Ground Fault Circuit Interrupter’s (GFCI):

According to the National Electrical Code, all 120-volt, single-phase, 15- and 20-ampere branch circuits supplying outlets or devices installed in in all kitchens, family rooms, dining rooms, living rooms, parlors, libraries, dens, bedrooms, sunrooms, recreation rooms, closets, hallways, laundry areas, and garages, or any area in which water may be present, must have GFCI protection.

The idea of GFCI protection is that if there is the slightest electrical imbalance with a circuit, the GFCI will immediately shut off the power. This is a great safety feature, and once you unplug the electrical device that caused the problem, you can press the “Reset” button on the GFCI device to restore power.

When you lose power to a receptacle in a kitchen, bathroom, garage, and outdoor area, check to see if it’s a GFCI receptacle or breaker. If it is, press the “TEST” button, then press the “RESET” button.

Hint: Sometimes, you may have a receptacle that is in a kitchen, bathroom, garage, or outdoor area which has no power which is not a GFCI device. However, even though it looks like a regular receptacle, it can still be “protected” by another GFCI that has tripped off somewhere else. The only way to check for this, is to go into your kitchen, bathroom, garage, electrical panel, and outdoor areas to make sure all the GFCIs outlets or breakers are working properly.

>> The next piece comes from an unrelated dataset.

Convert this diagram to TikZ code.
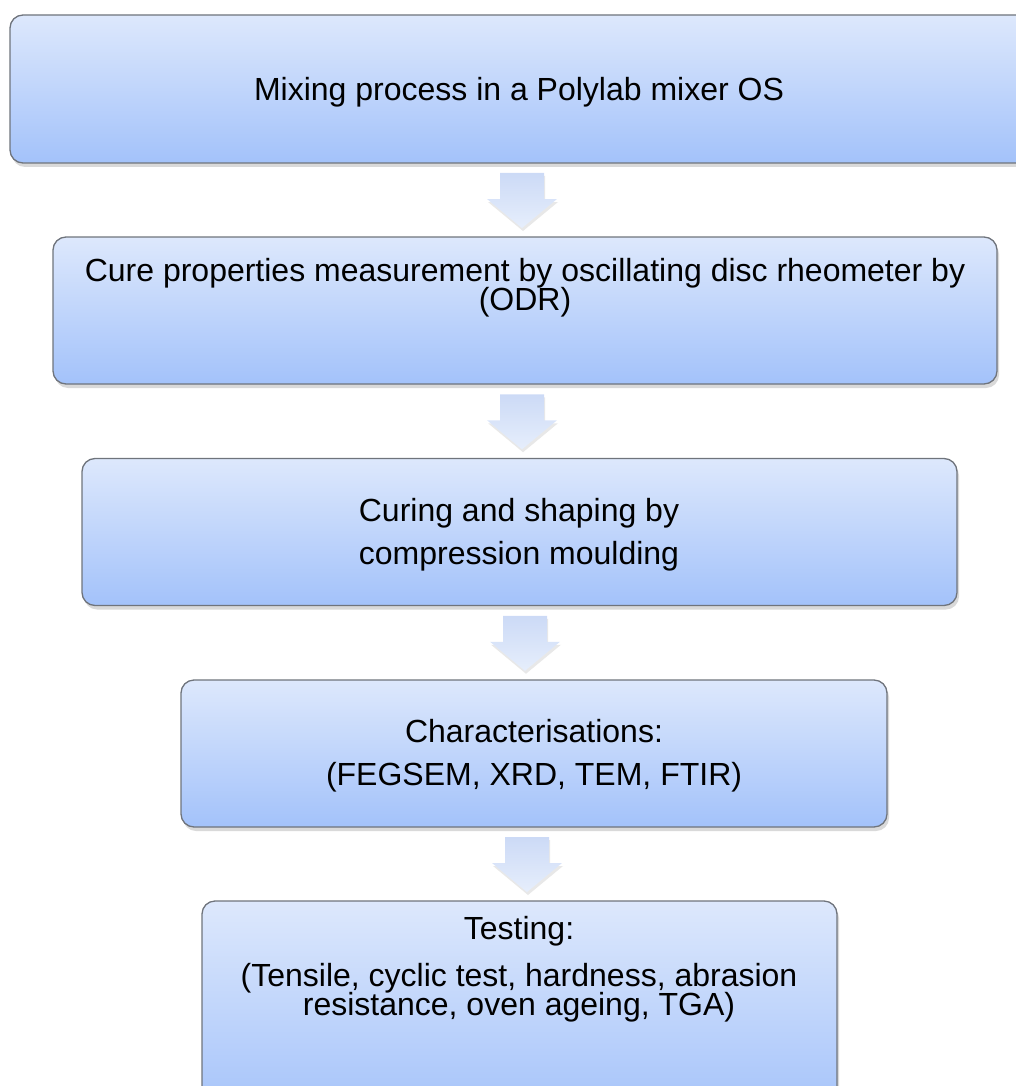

More Technical Data About GFCI’s:

A GFCI receptacle or breaker is an electronic device that can measure slight differences in power as little as 3ma (which is a very small amount). When it detects more power coming in from the “hot” side than going out from the neutral side, it will shut off. This is a good thing because that extra electricity must go somewhere, and that might be to you or your family.

All GFCI receptacles and breakers should be tested monthly. This is done by pressing the “TEST” button. If pressing the “TEST” button does not make the button labeled “RESET” pop out, then call an electrician. If the “RESET” button does pop, the outlet is OK. Press the “RESET” button back in to reset the outlet or breaker.

Arc Fault Circuit Interrupter’s (AFCI):

The National Electrical Code has gradually increased its requirements for AFCI protection on circuits to include all 120-volt, single-phase, 15 and 20 ampere branch circuits supplying outlets or devices installed in dwelling unit kitchens, family rooms, dining rooms, living rooms, parlors, libraries, dens, bedrooms, sunrooms, recreation rooms, closets, hallways, laundry areas, or similar rooms or areas. All outlets in these areas are required to have AFCI protection in new construction or in remodeling projects.

Normally, circuits receive AFCI protection by means of special AFCI circuit breakers that protect all outlets and devices along the circuit, but where this is not practical, there are also AFCI outlets that can be used.

AFCI protection is not required on existing installations, but where a circuit is extended or updated during remodeling, it must then receive AFCI protection. Thus, an electrician who works on your system is obligated to update the circuit with AFCI protection as part of any work he does on it. In practical terms, it means that virtually all circuit breaker replacements will now be made with AFCI breakers in any jurisdiction that follows the NEC (National Electrical Code).

All AFCI receptacles and breakers should be tested monthly. This is done by pressing the “TEST” button. If pressing the “TEST” button does not make the button labeled “RESET” pop out, then call an electrician. If the “RESET” button does pop, the outlet is OK. Press the “RESET” button back in to reset the outlet or breaker.